TASK: Scan the data for "chart" and copy the lines it appears in.
-*-
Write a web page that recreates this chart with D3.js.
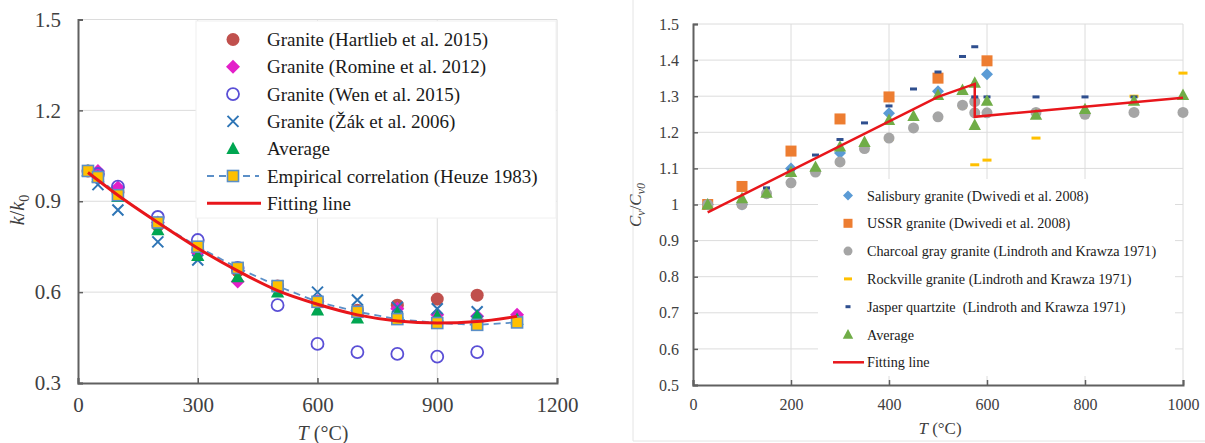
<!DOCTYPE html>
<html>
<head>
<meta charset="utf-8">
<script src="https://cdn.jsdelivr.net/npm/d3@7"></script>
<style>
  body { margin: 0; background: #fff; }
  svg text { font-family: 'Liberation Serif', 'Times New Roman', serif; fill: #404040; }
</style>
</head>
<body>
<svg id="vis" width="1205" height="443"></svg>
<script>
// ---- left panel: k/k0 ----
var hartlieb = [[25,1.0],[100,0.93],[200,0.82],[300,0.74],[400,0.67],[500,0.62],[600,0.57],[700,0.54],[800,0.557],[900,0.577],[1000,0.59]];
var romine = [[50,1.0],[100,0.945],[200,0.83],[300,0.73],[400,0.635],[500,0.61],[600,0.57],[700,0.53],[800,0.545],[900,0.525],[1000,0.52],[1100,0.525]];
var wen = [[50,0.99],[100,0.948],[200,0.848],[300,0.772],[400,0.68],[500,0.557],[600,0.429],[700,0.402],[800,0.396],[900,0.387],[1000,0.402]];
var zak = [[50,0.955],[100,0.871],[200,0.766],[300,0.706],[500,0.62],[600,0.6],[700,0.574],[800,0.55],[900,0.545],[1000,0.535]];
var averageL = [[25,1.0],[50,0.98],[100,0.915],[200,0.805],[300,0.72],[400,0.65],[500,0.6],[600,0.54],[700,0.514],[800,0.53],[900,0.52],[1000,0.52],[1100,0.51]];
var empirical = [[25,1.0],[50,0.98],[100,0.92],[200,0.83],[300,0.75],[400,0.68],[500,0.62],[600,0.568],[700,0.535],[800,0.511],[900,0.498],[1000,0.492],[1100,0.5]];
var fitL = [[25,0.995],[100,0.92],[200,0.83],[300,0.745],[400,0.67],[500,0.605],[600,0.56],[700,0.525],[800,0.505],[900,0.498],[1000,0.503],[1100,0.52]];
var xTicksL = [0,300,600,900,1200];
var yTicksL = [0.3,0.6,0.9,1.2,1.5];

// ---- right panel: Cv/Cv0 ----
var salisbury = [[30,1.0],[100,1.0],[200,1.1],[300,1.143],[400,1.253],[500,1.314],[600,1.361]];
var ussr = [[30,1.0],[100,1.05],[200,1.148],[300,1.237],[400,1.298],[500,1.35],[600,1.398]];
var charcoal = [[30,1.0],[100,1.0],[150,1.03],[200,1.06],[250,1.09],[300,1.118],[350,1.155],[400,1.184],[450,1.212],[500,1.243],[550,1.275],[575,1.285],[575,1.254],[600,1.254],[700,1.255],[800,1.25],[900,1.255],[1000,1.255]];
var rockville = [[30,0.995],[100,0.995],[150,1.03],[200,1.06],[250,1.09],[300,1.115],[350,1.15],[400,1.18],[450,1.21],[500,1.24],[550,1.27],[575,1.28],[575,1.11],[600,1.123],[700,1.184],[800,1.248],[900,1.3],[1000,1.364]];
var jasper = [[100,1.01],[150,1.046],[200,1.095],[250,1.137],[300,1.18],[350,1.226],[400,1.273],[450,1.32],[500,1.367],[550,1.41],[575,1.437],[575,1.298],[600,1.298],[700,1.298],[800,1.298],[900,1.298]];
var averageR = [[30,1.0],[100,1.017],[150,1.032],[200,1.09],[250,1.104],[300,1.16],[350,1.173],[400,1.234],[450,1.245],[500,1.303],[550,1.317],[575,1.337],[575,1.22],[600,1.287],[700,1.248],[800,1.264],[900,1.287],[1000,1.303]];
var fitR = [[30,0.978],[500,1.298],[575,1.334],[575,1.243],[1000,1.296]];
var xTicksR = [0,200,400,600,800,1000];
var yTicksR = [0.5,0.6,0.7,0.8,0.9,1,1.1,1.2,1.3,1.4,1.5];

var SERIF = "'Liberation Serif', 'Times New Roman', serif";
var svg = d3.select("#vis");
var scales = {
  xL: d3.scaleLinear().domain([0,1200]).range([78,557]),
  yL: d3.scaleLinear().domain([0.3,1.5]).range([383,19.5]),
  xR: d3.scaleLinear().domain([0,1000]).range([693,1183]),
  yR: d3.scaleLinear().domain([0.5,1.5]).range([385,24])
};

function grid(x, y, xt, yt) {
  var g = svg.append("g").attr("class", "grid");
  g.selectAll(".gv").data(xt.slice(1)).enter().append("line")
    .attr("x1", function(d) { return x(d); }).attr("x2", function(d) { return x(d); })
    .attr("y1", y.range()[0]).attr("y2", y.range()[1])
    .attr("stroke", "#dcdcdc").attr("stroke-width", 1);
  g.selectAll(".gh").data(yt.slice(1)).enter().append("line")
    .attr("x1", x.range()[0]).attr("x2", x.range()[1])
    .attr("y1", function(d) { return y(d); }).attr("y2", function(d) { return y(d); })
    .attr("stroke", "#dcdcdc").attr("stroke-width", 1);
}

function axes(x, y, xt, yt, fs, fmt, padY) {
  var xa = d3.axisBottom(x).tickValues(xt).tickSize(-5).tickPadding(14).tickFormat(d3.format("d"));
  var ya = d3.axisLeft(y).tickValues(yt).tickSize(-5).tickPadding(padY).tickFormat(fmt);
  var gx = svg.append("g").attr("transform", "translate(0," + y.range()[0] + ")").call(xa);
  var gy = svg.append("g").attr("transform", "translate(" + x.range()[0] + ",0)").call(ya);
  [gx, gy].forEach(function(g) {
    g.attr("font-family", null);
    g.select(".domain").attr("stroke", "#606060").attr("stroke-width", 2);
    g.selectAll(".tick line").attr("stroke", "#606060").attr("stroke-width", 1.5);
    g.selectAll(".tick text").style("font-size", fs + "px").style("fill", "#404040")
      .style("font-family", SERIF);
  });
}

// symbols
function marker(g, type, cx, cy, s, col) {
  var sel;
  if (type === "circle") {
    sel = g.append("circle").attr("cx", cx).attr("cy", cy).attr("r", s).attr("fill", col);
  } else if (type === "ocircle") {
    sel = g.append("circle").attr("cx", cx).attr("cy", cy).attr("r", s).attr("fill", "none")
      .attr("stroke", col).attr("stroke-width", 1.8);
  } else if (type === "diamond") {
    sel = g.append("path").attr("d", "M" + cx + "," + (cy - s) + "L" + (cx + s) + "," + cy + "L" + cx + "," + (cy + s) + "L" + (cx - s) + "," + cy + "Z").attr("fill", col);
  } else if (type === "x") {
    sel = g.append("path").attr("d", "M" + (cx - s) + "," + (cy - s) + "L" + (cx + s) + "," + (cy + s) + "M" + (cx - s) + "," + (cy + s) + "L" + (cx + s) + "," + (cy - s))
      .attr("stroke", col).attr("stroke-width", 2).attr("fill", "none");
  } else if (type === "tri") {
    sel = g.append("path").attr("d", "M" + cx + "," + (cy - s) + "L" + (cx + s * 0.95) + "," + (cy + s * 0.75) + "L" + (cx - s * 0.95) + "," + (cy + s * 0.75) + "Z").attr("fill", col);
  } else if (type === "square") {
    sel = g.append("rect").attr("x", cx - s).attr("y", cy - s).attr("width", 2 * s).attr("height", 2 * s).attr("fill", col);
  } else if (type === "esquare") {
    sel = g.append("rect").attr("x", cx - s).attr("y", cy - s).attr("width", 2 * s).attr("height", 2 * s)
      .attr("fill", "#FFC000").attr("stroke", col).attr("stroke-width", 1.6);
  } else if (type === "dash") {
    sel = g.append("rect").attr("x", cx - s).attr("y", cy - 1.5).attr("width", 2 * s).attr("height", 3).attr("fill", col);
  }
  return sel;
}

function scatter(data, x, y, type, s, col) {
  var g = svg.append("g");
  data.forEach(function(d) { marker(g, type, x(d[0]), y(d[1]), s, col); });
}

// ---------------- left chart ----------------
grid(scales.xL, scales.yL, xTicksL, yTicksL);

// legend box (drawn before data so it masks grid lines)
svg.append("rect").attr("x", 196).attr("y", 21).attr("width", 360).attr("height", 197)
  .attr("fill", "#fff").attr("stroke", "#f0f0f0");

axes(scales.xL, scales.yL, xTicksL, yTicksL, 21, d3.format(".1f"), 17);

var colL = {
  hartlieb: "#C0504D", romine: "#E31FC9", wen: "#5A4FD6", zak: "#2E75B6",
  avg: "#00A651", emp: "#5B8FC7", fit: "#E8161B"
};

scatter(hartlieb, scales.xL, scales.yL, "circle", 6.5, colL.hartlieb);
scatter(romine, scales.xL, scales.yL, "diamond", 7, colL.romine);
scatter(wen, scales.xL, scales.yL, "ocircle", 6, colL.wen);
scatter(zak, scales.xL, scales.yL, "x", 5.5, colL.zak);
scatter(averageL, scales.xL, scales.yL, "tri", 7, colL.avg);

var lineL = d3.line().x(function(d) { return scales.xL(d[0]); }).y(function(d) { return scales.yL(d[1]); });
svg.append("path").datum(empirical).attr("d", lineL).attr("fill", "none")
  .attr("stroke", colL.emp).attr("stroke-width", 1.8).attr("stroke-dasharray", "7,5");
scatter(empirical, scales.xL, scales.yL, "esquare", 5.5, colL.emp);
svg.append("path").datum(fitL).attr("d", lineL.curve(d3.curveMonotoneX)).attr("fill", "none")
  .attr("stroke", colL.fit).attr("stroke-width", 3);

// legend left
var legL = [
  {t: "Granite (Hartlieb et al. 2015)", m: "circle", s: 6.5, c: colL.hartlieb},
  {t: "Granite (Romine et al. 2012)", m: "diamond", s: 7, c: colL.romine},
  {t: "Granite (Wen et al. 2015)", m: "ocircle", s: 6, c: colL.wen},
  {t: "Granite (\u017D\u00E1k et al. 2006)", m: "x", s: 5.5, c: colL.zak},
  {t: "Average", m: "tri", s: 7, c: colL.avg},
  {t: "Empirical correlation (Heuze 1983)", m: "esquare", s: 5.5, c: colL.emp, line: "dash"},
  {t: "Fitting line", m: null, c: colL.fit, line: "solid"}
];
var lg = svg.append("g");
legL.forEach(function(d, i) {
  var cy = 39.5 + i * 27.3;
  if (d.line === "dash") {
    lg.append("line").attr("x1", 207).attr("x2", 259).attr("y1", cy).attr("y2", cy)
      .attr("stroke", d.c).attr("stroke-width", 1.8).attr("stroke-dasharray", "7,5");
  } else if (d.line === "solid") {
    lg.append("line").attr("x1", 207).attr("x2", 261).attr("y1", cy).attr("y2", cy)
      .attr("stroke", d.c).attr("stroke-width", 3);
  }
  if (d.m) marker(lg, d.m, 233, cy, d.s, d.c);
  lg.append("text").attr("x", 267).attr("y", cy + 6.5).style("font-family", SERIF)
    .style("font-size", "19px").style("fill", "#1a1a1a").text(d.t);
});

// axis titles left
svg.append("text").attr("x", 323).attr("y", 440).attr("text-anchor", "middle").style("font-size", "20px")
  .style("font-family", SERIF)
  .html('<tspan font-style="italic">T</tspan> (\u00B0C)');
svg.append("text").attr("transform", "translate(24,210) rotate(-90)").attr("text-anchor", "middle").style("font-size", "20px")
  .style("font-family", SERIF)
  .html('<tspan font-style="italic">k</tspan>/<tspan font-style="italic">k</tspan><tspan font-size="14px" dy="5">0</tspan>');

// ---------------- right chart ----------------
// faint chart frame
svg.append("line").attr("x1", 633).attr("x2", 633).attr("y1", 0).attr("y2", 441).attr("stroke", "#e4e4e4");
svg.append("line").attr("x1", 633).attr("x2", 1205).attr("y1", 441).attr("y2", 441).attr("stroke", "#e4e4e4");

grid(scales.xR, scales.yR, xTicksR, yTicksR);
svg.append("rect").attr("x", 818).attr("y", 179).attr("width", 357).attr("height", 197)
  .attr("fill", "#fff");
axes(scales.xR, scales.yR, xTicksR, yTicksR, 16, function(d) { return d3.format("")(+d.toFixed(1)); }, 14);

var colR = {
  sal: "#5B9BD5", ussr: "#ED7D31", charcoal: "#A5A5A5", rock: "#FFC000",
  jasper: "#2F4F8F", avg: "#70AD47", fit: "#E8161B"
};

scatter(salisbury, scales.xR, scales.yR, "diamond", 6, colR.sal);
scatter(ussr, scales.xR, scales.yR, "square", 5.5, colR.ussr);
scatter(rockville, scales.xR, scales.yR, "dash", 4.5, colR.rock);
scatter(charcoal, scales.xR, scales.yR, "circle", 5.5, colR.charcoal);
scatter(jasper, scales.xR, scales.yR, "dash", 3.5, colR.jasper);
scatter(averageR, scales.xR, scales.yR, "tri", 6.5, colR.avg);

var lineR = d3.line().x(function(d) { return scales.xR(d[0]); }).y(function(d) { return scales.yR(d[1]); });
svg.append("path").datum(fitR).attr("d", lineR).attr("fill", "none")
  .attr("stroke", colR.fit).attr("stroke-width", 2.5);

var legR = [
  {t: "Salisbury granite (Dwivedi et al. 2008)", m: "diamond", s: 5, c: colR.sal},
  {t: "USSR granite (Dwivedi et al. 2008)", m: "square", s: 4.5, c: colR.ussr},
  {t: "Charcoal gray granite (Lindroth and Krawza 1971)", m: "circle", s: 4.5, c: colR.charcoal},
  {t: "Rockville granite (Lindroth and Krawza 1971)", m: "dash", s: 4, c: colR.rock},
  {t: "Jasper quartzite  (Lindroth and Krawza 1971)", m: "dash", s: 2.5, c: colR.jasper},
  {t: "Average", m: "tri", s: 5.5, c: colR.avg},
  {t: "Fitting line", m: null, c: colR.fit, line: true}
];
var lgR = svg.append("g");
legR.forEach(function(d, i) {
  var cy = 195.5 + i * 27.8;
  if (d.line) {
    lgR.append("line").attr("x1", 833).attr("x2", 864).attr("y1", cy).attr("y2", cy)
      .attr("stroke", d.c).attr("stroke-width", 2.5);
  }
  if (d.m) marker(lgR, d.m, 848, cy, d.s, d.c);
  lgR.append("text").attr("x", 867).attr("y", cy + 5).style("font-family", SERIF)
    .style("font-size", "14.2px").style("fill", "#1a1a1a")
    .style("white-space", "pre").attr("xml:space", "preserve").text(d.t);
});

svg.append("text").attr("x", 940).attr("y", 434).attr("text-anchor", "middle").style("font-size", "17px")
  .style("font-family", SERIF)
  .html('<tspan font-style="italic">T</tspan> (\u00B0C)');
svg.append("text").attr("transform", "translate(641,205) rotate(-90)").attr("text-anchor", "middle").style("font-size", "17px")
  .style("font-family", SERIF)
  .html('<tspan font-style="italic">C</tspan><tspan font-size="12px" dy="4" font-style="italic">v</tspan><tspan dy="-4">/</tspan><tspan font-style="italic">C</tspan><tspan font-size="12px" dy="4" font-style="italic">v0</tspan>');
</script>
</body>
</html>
-*-
THE REPLY:
Write a web page that recreates this chart with D3.js.
// ---------------- left chart ----------------
// ---------------- right chart ----------------
// faint chart frame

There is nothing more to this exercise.